(First minute of the video)
For this week’s post I’m analyzing the scene in which the young boys are being taught how to act like Nazis. This scene had a profound impact on me because I realized that this actually happened in the pre-World War II days and that these boys were brainwashed to act like brutal Nazis at such a young age.
One of the first things that I noticed while watching this scene was that all the boys looked very similar in their appearance, aside from the uniforms they were wearing. All of the boys had blue eyes, fair skin, and blonde or dirty blonde hair with a similar short hairstyle. The boys all had matching uniforms, so it was hard to distinguish one boy from another because they looked almost identical. Their uniforms consisted of black shoes, knee length white socks, black shorts, a long sleeve mustard colored collared shirt, black ties, and the Nazi symbol on their arm. Other aspects of mise-en-scene that I noticed were the synchronized movement of the boys. At the beginning of the scene, the boys are laying on the ground in perfect formation, with their legs spread out and their arms touching each other. Then, as they are commanded to do so, they all get up using the same movements and chants.

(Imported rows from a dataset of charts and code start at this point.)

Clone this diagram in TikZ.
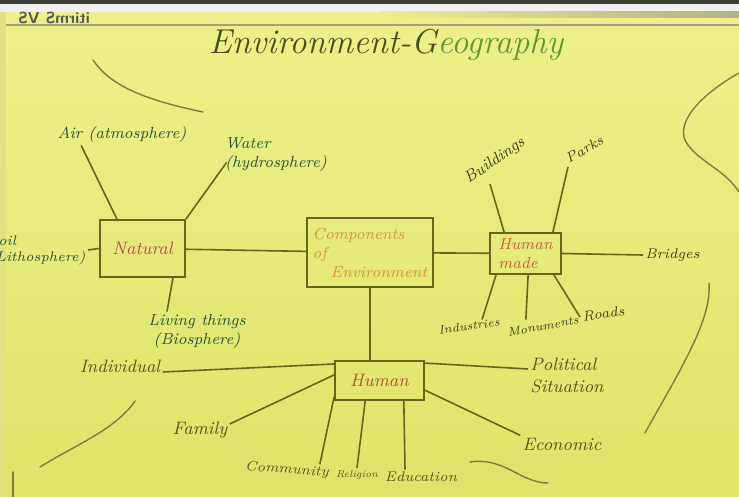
\documentclass[tikz,border=0pt]{standalone}
\usepackage{tikz}
\definecolor{papertop}{RGB}{238,240,138}
\definecolor{paperbottom}{RGB}{222,228,104}
\definecolor{darkedge}{RGB}{60,62,50}
\definecolor{inkline}{RGB}{95,104,28}
\definecolor{natink}{RGB}{38,82,58}
\definecolor{hmink}{RGB}{50,62,28}
\definecolor{humink}{RGB}{80,86,30}
\definecolor{natcol}{RGB}{196,70,92}
\definecolor{compcol}{RGB}{214,146,72}
\definecolor{hmcol}{RGB}{198,96,62}
\definecolor{humcol}{RGB}{176,82,62}
\definecolor{titleink}{RGB}{68,78,30}
\definecolor{geogreen}{RGB}{96,150,52}

\begin{document}
\begin{tikzpicture}[x=0.5pt,y=-0.5pt,
  topic/.style={draw=inkline,line width=0.9pt,inner sep=0pt,font=\itshape\small},
  leaf/.style={inner sep=1pt,align=center,font=\itshape\footnotesize},
  link/.style={draw=inkline,line width=0.8pt},
  doodle/.style={draw=inkline!85,line width=0.7pt,line cap=round}]

\useasboundingbox (0,0) rectangle (739,497);
\clip (0,0) rectangle (739,497);
\shade[top color=papertop,bottom color=paperbottom] (0,0) rectangle (739,497);
\fill[darkedge] (0,0) rectangle (739,4);
\fill[black!6] (0,4) rectangle (739,12);
\shade[left color=papertop,right color=gray!55!papertop] (380,12) rectangle (739,18);
\fill[black!6!papertop] (0,12) rectangle (6,497);
\draw[gray!70!papertop,line width=0.6pt] (6,25) -- (739,25);
\node[font=\sffamily\bfseries\footnotesize,text=darkedge!85] (stamp) at (54,18) {\scalebox{-1}[1]{itirmS VS}};

\node[font=\itshape\LARGE,text=titleink] (title) at (386,45) {Environment-G\textcolor{geogreen}{eography}};

% boxes
\node[topic,minimum width=42.5pt,minimum height=28.5pt,text=natcol] (natural) at (142.5,248.5) {Natural};
\node[topic,minimum width=63pt,minimum height=34.5pt,align=left,text=compcol,font=\itshape\footnotesize] (comp) at (370,252.5) {Components\\of\\\hspace*{9pt}Environment};
\node[topic,minimum width=35.5pt,minimum height=20.5pt,align=left,text=hmcol,font=\itshape\footnotesize] (hmade) at (525.5,253.5) {Human\\made};
\node[topic,minimum width=44.5pt,minimum height=19.5pt,text=humcol] (human) at (379.5,380.5) {Human};

% natural
\node[leaf,text=natink] (air) at (122,135) {Air (atmosphere)};
\node[leaf,text=natink,align=left] (water) at (276,155) {Water\\(hydrosphere)};
\node[leaf,text=natink,align=left,anchor=east,font=\itshape\scriptsize] (soil) at (88,250) {Soil\\(Lithosphere)};
\node[leaf,text=natink] (living) at (197,331) {Living things\\(Biosphere)};

% human made
\node[leaf,text=hmink,rotate=35,anchor=south west] (bldg) at (470,190) {Buildings};
\node[leaf,text=hmink,rotate=30,anchor=south west,font=\itshape\scriptsize] (parks) at (568,167) {Parks};
\node[leaf,text=hmink,anchor=west,font=\itshape\scriptsize] (bridges) at (643,255) {Bridges};
\node[leaf,text=hmink,rotate=8,font=\itshape\fontsize{6}{7}\selectfont] (indus) at (469,326) {Industries};
\node[leaf,text=hmink,rotate=10,font=\itshape\fontsize{6}{7}\selectfont] (monum) at (543,326) {Monuments};
\node[leaf,text=hmink,rotate=8,anchor=west,font=\itshape\scriptsize] (roads) at (580,317) {Roads};

% human
\node[leaf,text=humink,font=\itshape\small] (indiv) at (120,366) {Individual};
\node[leaf,text=humink,font=\itshape\small] (family) at (200,430) {Family};
\node[leaf,text=humink,rotate=-4,font=\itshape\scriptsize] (commun) at (287,470) {Community};
\node[leaf,text=humink,font=\itshape\tiny] (relig) at (357,475) {Religion};
\node[leaf,text=humink,font=\itshape\scriptsize] (educ) at (421,477) {Education};
\node[leaf,text=humink,align=left,font=\itshape\small] (polit) at (567,375) {Political\\Situation};
\node[leaf,text=humink,font=\itshape\small] (econ) at (562,444) {Economic};

\draw[link] (natural) -- (comp);
\draw[link] (comp) -- (hmade);
\draw[link] (comp.south) -- (comp.south |- human.north);

\draw[link] (natural.131) -- ([xshift=13pt]air.south west);
\draw[link] (natural.north east) -- ([shift={(2pt,6pt)}]water.south west);
\draw[link] (natural.west) -- (soil.east);
\draw[link] (natural.-44) -- ([xshift=-15pt]living.north);

\draw[link] (hmade.135) -- ([shift={(10pt,3pt)}]bldg.south west);
\draw[link] (hmade.38) -- (parks.south west);
\draw[link] (hmade.east) -- (bridges.west);
\draw[link] (hmade.216) -- ([xshift=7pt]indus.north);
\draw[link] (hmade.-83) -- ([xshift=-8pt]monum.north);
\draw[link] (hmade.-37) -- (roads.west);

\draw[link] (human.160) -- ([yshift=-3pt]indiv.east);
\draw[link] (human.173) -- ([yshift=3pt]family.east);
\draw[link] (human.200) -- ([xshift=-6pt]commun.north east);
\draw[link] (human.-125) -- (relig.north);
\draw[link] (human.-40) -- ([xshift=-8pt]educ.north);
\draw[link] (human.21) -- ([yshift=3pt]polit.west);
\draw[link] (human.-12) -- (econ.north west);

% pencil strokes on the sheet
\draw[doodle] (93,60) .. controls (108,82) and (135,98) .. (203,112);
\draw[doodle] (739,73) .. controls (700,95) and (672,125) .. (688,145) .. controls (700,162) and (725,170) .. (739,192);
\draw[doodle] (709,283) .. controls (712,320) and (680,370) .. (645,433);
\draw[doodle] (135,401) .. controls (115,430) and (75,445) .. (40,467);
\draw[doodle] (470,462) .. controls (495,458) and (512,472) .. (527,478) .. controls (536,482) and (542,483) .. (548,483);
\draw[doodle] (13,472) -- (13,497);
\end{tikzpicture}
\end{document}
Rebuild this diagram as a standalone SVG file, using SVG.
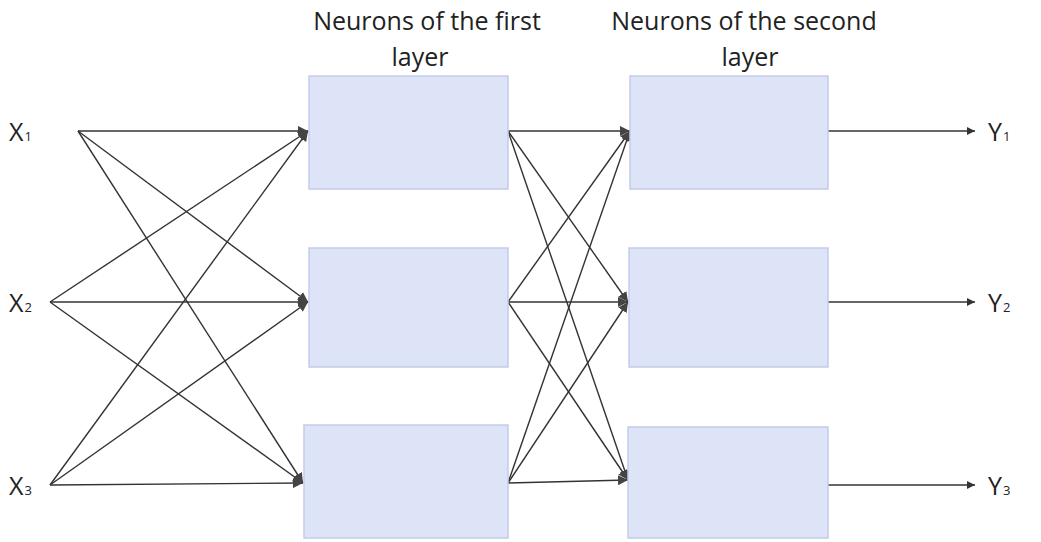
<svg xmlns="http://www.w3.org/2000/svg" width="1041" height="542" viewBox="0 0 1041 542">
<defs>
<style>
.box{fill:#dde4f8;stroke:#c3cbe8;stroke-width:1.5}
.ln{stroke:#333;stroke-width:1.4;fill:none;marker-end:url(#ah)}
.out{stroke:#333;stroke-width:1.4;fill:none;marker-end:url(#ao)}
.hd{font-family:"Open Sans","Liberation Sans",sans-serif;font-size:25px;fill:#222;text-anchor:middle}
.lb{font-family:"Open Sans","Liberation Sans",sans-serif;font-size:25px;fill:#222}
.sub{font-size:13px}
</style>
<marker id="ah" viewBox="0 0 10 10" refX="10" refY="5" markerWidth="10" markerHeight="10" markerUnits="userSpaceOnUse" orient="auto">
<path d="M0,0 L10,5 L0,10 z" fill="#444"/>
</marker>
<marker id="ao" viewBox="0 0 10 10" refX="10" refY="5" markerWidth="10" markerHeight="8" markerUnits="userSpaceOnUse" orient="auto">
<path d="M0,0 L10,5 L0,10 z" fill="#333"/>
</marker>
</defs>
<rect width="1041" height="542" fill="#fff"/>
<g id="headers">
<text class="hd" x="427" y="30">Neurons of the first</text>
<text class="hd" x="420" y="66">layer</text>
<text class="hd" x="744" y="30">Neurons of the second</text>
<text class="hd" x="750" y="66">layer</text>
</g>
<g id="connectors">
<line class="ln" x1="78" y1="131" x2="308" y2="131"/>
<line class="ln" x1="78" y1="131" x2="308" y2="302"/>
<line class="ln" x1="78" y1="131" x2="303" y2="483"/>
<line class="ln" x1="50" y1="302" x2="308" y2="131"/>
<line class="ln" x1="50" y1="302" x2="308" y2="302"/>
<line class="ln" x1="50" y1="302" x2="303" y2="483"/>
<line class="ln" x1="50" y1="485" x2="308" y2="131"/>
<line class="ln" x1="50" y1="485" x2="308" y2="302"/>
<line class="ln" x1="50" y1="485" x2="303" y2="483"/>
<line class="ln" x1="508" y1="131" x2="630" y2="131"/>
<line class="ln" x1="508" y1="131" x2="628" y2="302"/>
<line class="ln" x1="508" y1="131" x2="628" y2="480"/>
<line class="ln" x1="508" y1="302" x2="630" y2="131"/>
<line class="ln" x1="508" y1="302" x2="628" y2="302"/>
<line class="ln" x1="508" y1="302" x2="628" y2="480"/>
<line class="ln" x1="508" y1="483" x2="630" y2="131"/>
<line class="ln" x1="508" y1="483" x2="628" y2="302"/>
<line class="ln" x1="508" y1="483" x2="628" y2="480"/>
<line class="out" x1="828" y1="131" x2="975" y2="131"/>
<line class="out" x1="828" y1="302" x2="975" y2="302"/>
<line class="out" x1="828" y1="485" x2="975" y2="485"/>
</g>
<g id="x1"><text class="lb" x="9" y="141">X<tspan class="sub" dx="1">1</tspan></text></g>
<g id="x2"><text class="lb" x="9" y="312">X<tspan class="sub" dx="1">2</tspan></text></g>
<g id="x3"><text class="lb" x="9" y="495">X<tspan class="sub" dx="1">3</tspan></text></g>
<g id="n11"><rect class="box" x="309" y="76" width="199" height="113"/></g>
<g id="n12"><rect class="box" x="309" y="248" width="199" height="119"/></g>
<g id="n13"><rect class="box" x="304" y="425" width="204" height="113"/></g>
<g id="n21"><rect class="box" x="630" y="76" width="198" height="113"/></g>
<g id="n22"><rect class="box" x="629" y="248" width="199" height="119"/></g>
<g id="n23"><rect class="box" x="628" y="427" width="200" height="111"/></g>
<g id="y1"><text class="lb" x="988" y="141">Y<tspan class="sub" dx="1">1</tspan></text></g>
<g id="y2"><text class="lb" x="988" y="312">Y<tspan class="sub" dx="1">2</tspan></text></g>
<g id="y3"><text class="lb" x="988" y="495">Y<tspan class="sub" dx="1">3</tspan></text></g>
</svg>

One of the other aspects of this scene that stood out to me was the camerawork. At the beginning we get the establishing shot of the boys laying on the ground. When they stand up, the camera is low toward the ground and tilted slightly upward. This makes the boys seem taller than they actually are, and also emphasizes the way they are standing in a perfectly straight line. When each of the boys and commander are talking, there is a close-up shot of their face. Not only were close-up shots significant in this scene, but they were also used excessively throughout the entire film. The close-up shots emphasize their facial expressions which show practically no emotion because they are so serious and staring straight ahead as they shout.